Dementia Friendly Communities Benefit All Ages

I had the pleasure of interviewing Nora Super, most recent executive director of the White House Conference on Aging, and now head of the Area Agencies for Aging in the country for an upcoming virtual Caregiver Summit. Under her purview falls Dementia Friendly America (DFA).

What is DFA?

During the last White House Conference on Aging, more than 75 initiatives were announced including DFA. What started in Minnesota is now in 36 states and 45 communities. And while Minnesota provided the blueprint, the reality is that each community can design DFA to their own needs. Making a community dementia friendly takes focus, requires resources, and ultimately must involve the entire community.

In my own town of Huntersville, NC, we started small. We convened a group of constituents interested in the issue. It was large at first but over time it was evident who were there because they were truly passionate versus who were there for business interests. So, the group became smaller and but more effective.

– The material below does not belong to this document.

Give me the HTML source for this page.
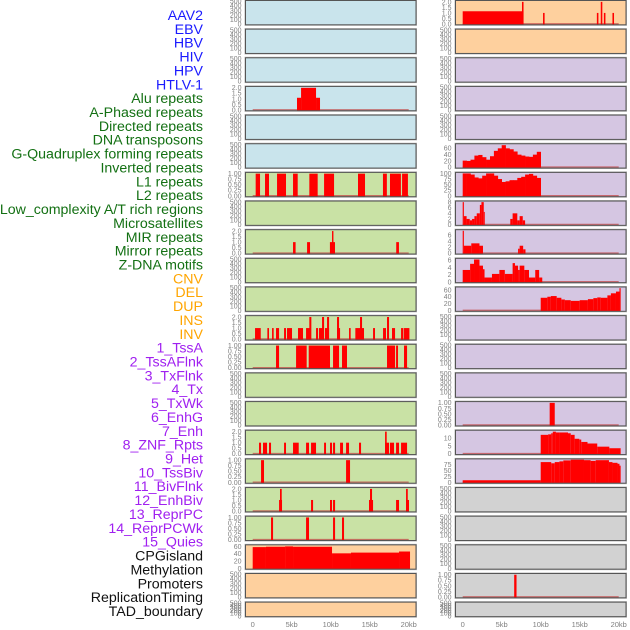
<!DOCTYPE html>
<html><head><meta charset="utf-8"><style>
html,body{margin:0;padding:0;background:#fff;width:630px;height:630px;overflow:hidden}
svg{display:block}
.lab{font-family:"Liberation Sans",sans-serif;font-size:14.2px}
.tk{font-family:"Liberation Sans",sans-serif;font-size:7px;fill:#808080}
.xt{font-family:"Liberation Sans",sans-serif;font-size:7.5px;fill:#808080}
</style></head><body>
<svg id="chart" width="630" height="630" viewBox="0 0 630 630"></svg>
<script>
// ---- labels ----
const labelNames = ["AAV2","EBV","HBV","HIV","HPV","HTLV-1","Alu repeats","A-Phased repeats","Directed repeats","DNA transposons","G-Quadruplex forming repeats","Inverted repeats","L1 repeats","L2 repeats","Low_complexity A/T rich regions","Microsatellites","MIR repeats","Mirror repeats","Z-DNA motifs","CNV","DEL","DUP","INS","INV","1_TssA","2_TssAFlnk","3_TxFlnk","4_Tx","5_TxWk","6_EnhG","7_Enh","8_ZNF_Rpts","9_Het","10_TssBiv","11_BivFlnk","12_EnhBiv","13_ReprPC","14_ReprPCWk","15_Quies","CPGisland","Methylation","Promoters","ReplicationTiming","TAD_boundary"];
const labelGroups = [6,13,5,15,5];
const groupColors = ["#1a1aff","#137013","#ffa500","#a020f0","#111111"];
// ---- x axis ----
const xTicks = [0,5,10,15,20];
const xTickLabels = ["0","5kb","10kb","15kb","20kb"];
// ---- interval tracks [startKb, endKb, value] ----
const alu = [[5.68,6.2,1.1],[6.2,8.12,2],[8.12,8.63,1.1]];
const l1 = [[0.38,0.94,1],[1.58,2.09,1],[3.12,4.27,1],[5.17,5.77,1],[7.26,8.33,1],[9.15,10.43,1],[13.5,14.4,1],[16.7,17.2,1],[17.6,19.0,1],[19.15,19.9,1]];
const mir = [[5.17,5.5,1],[6.97,7.35,1],[9.9,10.55,1],[10.17,10.35,2],[18.4,18.75,1]];
const ins = [[0.3,1.03,1],[1.88,2.09,1],[2.48,2.69,1],[2.99,3.38,1],[4.02,4.27,1],[4.4,5.04,1],[5.81,6.45,1],[6.84,7.35,1],[7.26,7.52,2],[8.12,8.38,1],[8.5,9.15,1],[8.89,9.15,2],[9.27,9.79,1],[9.53,9.79,2],[10.81,11.2,1],[10.81,11.07,2],[12.35,12.56,1],[13.16,14.27,1],[13.76,14.02,2],[15.43,15.68,1],[16.71,17.09,1],[17.22,17.48,2],[17.86,18.25,1],[19.02,19.32,1],[19.4,20.09,1]];
const tssA = [[2.99,3.38,1],[5.56,6.92,1],[7.18,9.91,1],[10.3,11.07,1],[11.45,12.09,1],[17.22,18.25,1],[18.38,18.63,1],[19.4,19.79,1]];
const znf = [[0.81,1.07,1],[1.32,1.84,1],[2.09,2.35,1],[4.02,4.27,1],[5.17,5.9,1],[6.84,7.22,1],[7.48,8.12,1],[9.15,9.4,1],[9.91,10.17,1],[10.3,10.56,1],[11.2,11.58,1],[11.97,12.35,1],[13.63,13.89,1],[16.97,17.48,1],[16.97,17.18,2],[17.6,18.12,1],[18.38,18.76,1],[19.02,19.79,1]];
const het = [[1.07,1.45,1],[11.97,12.48,1]];
const tssBiv = [[3.38,3.76,1],[3.5,3.72,2],[7.48,7.74,1],[9.91,10.17,1],[10.3,10.56,1],[14.91,15.43,1],[15.04,15.3,2],[18.38,18.76,1],[19.66,20.04,1],[19.66,19.88,2]];
const bivFlnk = [[2.35,2.61,1],[6.84,7.22,1],[10.3,10.56,1],[11.45,11.71,1]];
const cpg = [[0,1.7,58],[1.7,4.15,59],[4.15,5.17,60],[5.17,10.17,59],[10.17,12.6,41],[12.6,18.76,43],[18.76,20.17,46]];
const aav2 = [[0,7.8,1.15],[7.6,7.8,2],[10.3,10.5,1],[17.2,17.4,1],[17.7,17.9,2],[18.1,18.3,1],[19.2,19.4,1]];
const zdnaR = [[0,0.15,8],[0.15,0.5,3],[0.5,0.9,2],[0.9,1.2,1.5],[1.2,1.5,2],[1.5,1.8,3],[1.8,2.2,4],[2.2,2.4,7],[2.4,2.7,8],[2.7,2.8,4.5],[6.1,6.4,2],[6.4,7.0,4],[7.0,7.3,1.5],[7.3,7.7,3],[7.7,8.0,1.5]];
const microR = [[0,0.15,7.5],[0.15,1.1,2.5],[1.1,2.15,3.3],[2.15,2.6,2.5],[7.1,7.3,1.5],[7.3,7.75,2.5],[7.75,8.05,1.3]];
const mirrorR = [[0,0.95,3.3],[0.95,1.45,5],[1.45,2.15,6.2],[2.15,2.6,4.5],[2.6,2.8,3.5],[2.8,3.75,1.2],[3.75,4.7,2.2],[4.7,5.4,3.3],[5.4,6.4,2.2],[6.4,6.7,5.2],[6.7,7.1,4.5],[7.1,7.3,3.3],[7.3,7.9,4.5],[7.9,8.5,3.3],[8.5,9.3,1.2],[9.3,9.8,3.3],[9.8,10.2,1.2]];
const cnvR = [[10,10.85,37],[10.85,11.3,40],[11.3,12.05,42],[12.05,12.65,37],[12.65,13.1,32],[13.1,13.85,30],[13.85,15.0,28],[15.0,16.05,30],[16.05,16.75,33],[16.75,17.25,36],[17.25,17.7,38],[17.7,18.55,37],[18.55,19.0,44],[19.0,19.65,50],[19.65,20.1,55],[20.1,20.25,65]];
const enhR = [[11.15,11.8,1]];
const znfR = [[10,10.95,12],[10.95,11.35,12.3],[11.35,11.55,13],[11.55,11.95,14],[11.95,12.4,13.5],[12.4,13.5,13.5],[13.5,13.85,13],[13.85,14.35,12],[14.35,14.95,9.5],[14.95,15.2,9],[15.2,16.0,7.5],[16.0,17.25,6.5],[17.25,18.8,4.5],[18.8,20.25,3.5]];
const hetR = [[0,10,9],[10,11.35,85],[11.35,11.8,80],[11.8,12.4,85],[12.4,12.9,88],[12.9,13.85,92],[13.85,15.55,95],[15.55,16.4,93],[16.4,17.05,90],[17.05,18.75,93],[18.75,19.2,85],[19.2,19.85,82],[19.85,20.1,78],[20.1,20.25,70]];
const promR = [[6.6,6.9,1]];
// ---- binned tracks (0.5kb bins starting at 0) ----
const gquadR = [21,20,24,37,39,32,24,35,52,60,70,60,57,50,40,37,34,33,40,49];
const invR = [100,100,95,82,78,90,100,100,90,75,62,65,70,70,80,85,95,98,90,80];

const BL="#c9e4ec",GR="#c9e2a5",OR="#fed09e",LV="#d5c6e2",GY="#d2d2d2";
const E=[0,100,200,300,400,500], T2=[0,0.5,1,1.5,2], T1=[0,0.25,0.5,0.75,1];
const leftPanels=[
 [BL,E,500,null],[BL,E,500,null],[BL,E,500,null],[BL,T2,2.05,alu],[BL,E,500,null],[BL,E,500,null],
 [GR,T1,1.02,l1],[GR,E,500,null],[GR,T2,2.05,mir],[GR,E,500,null],[GR,E,500,null],[GR,T2,2.05,ins],
 [GR,T1,1.02,tssA],[GR,E,500,null],[GR,E,500,null],[GR,T2,2.05,znf],[GR,T1,1.02,het],[GR,T2,2.05,tssBiv],
 [GR,T1,1.02,bivFlnk],[OR,[0,20,40,60],62,cpg],[OR,E,500,null],[OR,E,500,null]];
const rightPanels=[
 [OR,T2,2.05,aav2],[OR,E,500,null],[LV,E,500,null],[LV,E,500,null],[LV,E,500,null],
 [LV,[0,20,40,60],72,gquadR],[LV,[0,25,50,75,100],101,invR],[LV,[0,2,4,6,8],8.1,zdnaR],
 [LV,[0,2,4,6],7.6,microR],[LV,[0,2,4,6],6.3,mirrorR],[LV,[0,20,40,60],66,cnvR],
 [LV,E,500,null],[LV,E,500,null],[LV,E,500,null],[LV,T1,1.02,enhR],[LV,[0,5,10],14.4,znfR],
 [LV,[0,25,50,75],95,hetR],[GY,E,500,null],[GY,E,500,null],[GY,E,500,null],[GY,T1,1.02,promR],[GY,E,500,null]];

const svg=document.getElementById('chart');
const NS="http://www.w3.org/2000/svg";
function mk(tag,attrs,parent){const e=document.createElementNS(NS,tag);for(const k in attrs)e.setAttribute(k,attrs[k]);(parent||svg).appendChild(e);return e;}

let gi=0,cnt=0;
labelNames.forEach((n,i)=>{
  while(cnt>=labelGroups[gi]){cnt-=labelGroups[gi];gi++;}
  const t=mk('text',{x:203,y:15+i*13.86+5,'text-anchor':'end',class:'lab',fill:groupColors[gi]});
  t.textContent=n;
  
  
  cnt++;
});

function drawColumn(panels,x0,x1,zeroX,col){
  const kbx=kb=>zeroX+kb*7.8;
  panels.forEach((p,i)=>{
    const top=0.5+28.65*i, h=(i===21)?14.5:24.3, bot=top+h;
    const g=mk('g',{});
    
    
    mk('rect',{x:x0-0.5,y:top-0.5,width:x1-x0+1,height:h+1,fill:'none',stroke:'#b8b8b8','stroke-width':1},g);
    mk('rect',{x:x0,y:top,width:x1-x0,height:h,fill:p[0]},g);
    const ylim=p[2];
    const ys=v=>bot-0.8-v/ylim*(h-1.6);
    p[1].forEach(v=>{
      const t=mk('text',{x:x0-4,y:ys(v)+2.4,'text-anchor':'end',class:'tk'},g);
      t.textContent = (p[1]===T1)? v.toFixed(2) : (p[1]===T2? v.toFixed(1): String(v));
      
      
    });
    const d=p[3];
    if(d){
      mk('line',{x1:kbx(0),x2:kbx(20),y1:bot-1,y2:bot-1,stroke:'#c04848','stroke-width':1.3,'stroke-opacity':0.75},g);
      if(typeof d[0]==='number'){
        d.forEach((v,j)=>{
          const r=mk('rect',{x:kbx(j*0.5),y:ys(v),width:7.8*0.5+0.3,height:bot-ys(v),fill:'#ff0000'},g);
          
          
        });
      } else {
        d.forEach(s=>{
          const r=mk('rect',{x:kbx(s[0]),y:ys(s[2]),width:Math.max(1,(s[1]-s[0])*7.8),height:bot-ys(s[2]),fill:'#ff0000'},g);
          
          
        });
      }
    }
    mk('rect',{x:x0,y:top,width:x1-x0,height:h,fill:'none',stroke:'#555','stroke-width':1},g);
  });
  xTicks.forEach((v,j)=>{
    const t=mk('text',{x:kbx(v),y:627,'text-anchor':'middle',class:'xt'});
    t.textContent=xTickLabels[j];
    
    
  });
}
drawColumn(leftPanels,245.5,416,252.7,'left');
drawColumn(rightPanels,455.5,626,462.7,'right');
</script>
</body></html>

One person, working with a colleague, started an adult day program at a church. We started memory cafes. We have had specific training for caregivers, fire and police. We participated in WRAD – World Rocks Against Dementia.

“Everyone can see part of themselves in it and want to become involved and want to be part of it. It’s a way to make life easier for the people that are living with dementia and those who are caring for them,” says Nora.

Best Practices

Nora outlined what specific communities were doing for DFA, setting the bar high for others. DFA provides free resources and tools on their website but the process from community to community is organic.

Memory Cafés are a hallmark of many communities. They are a place where caregiver and loved one can gather typically in a safe, social atmosphere to meet new people, support each other, and learn. Our Café is held in a local coffee place and I have even sung for attendees there! Cafes are great because typically upon diagnosis the social circles for those with dementia and their loved one sadly shrink. Yes, you do find out who your true friends are.

In Wyoming, the U.S. Chamber of Commerce leads an initiative to make businesses more dementia friendly. They set up a certification process for businesses. Businesses go through a training and learn how to become more dementia friendly. Decals on their windows let the public know of their commitment and I would venture to say helps them gain new business. Because when people take their loved one to this business they will be treated with respect and dignity and feel secure knowing staff have been trained to work with them in the best way possible.

In Montgomery County, MD, first responders have become involved. It is not uncommon for someone with dementia to “wander.” You have seen the Silver Alerts perhaps in your community. The fire and police chiefs came together. They designed a card for people to put on their refrigerators. It contains information about places they like to go, people they like to see so if they do go missing, they have a good likelihood of finding them.

How to Build Momentum

Go to the DFA web site – dfaamerica.org. There are coordinators in each state. Contact yours. Find out what is happening in your community already. And if nothing is, then take the lead. The national organization will certainly help you. But it does take commitment and passion to really succeed.

Our local initiative lost some momentum when the initial group dwindled. Nora recommends bringing in new people who are there for the right reasons, who are energized and excited about it. One way to find new people is to look at organizations that are partnering with DFA and if there is a local presence, reach out to them. DFA is already a part of their mission and values. Getting media coverage also helps to surface new volunteers.

Dementia Friends is Another Way to Get Involved

Dementia Friends is something that has been present in the U.K, Australia and elsewhere. It is targeted toward individuals. A Dementia Friend is someone who, through viewing a series of online videos, learns about what it's like to live with dementia and then turns that understanding into action. From telling friends about the Dementia Friends program to visiting someone who is living with dementia, every action counts. Anyone of any age can be a Dementia Friend – we all have a part to play in creating dementia friendly communities! Click here to get started.

Dementia Friendly is Not Just About Dementia

There are many older people who do not have dementia and programs like DFA actually make communities more sensitive in general to the needs of older adults. So DFA benefits everyone. It shows everyone how to have a bit more compassion and patience with people. And the world can certainly use more of that.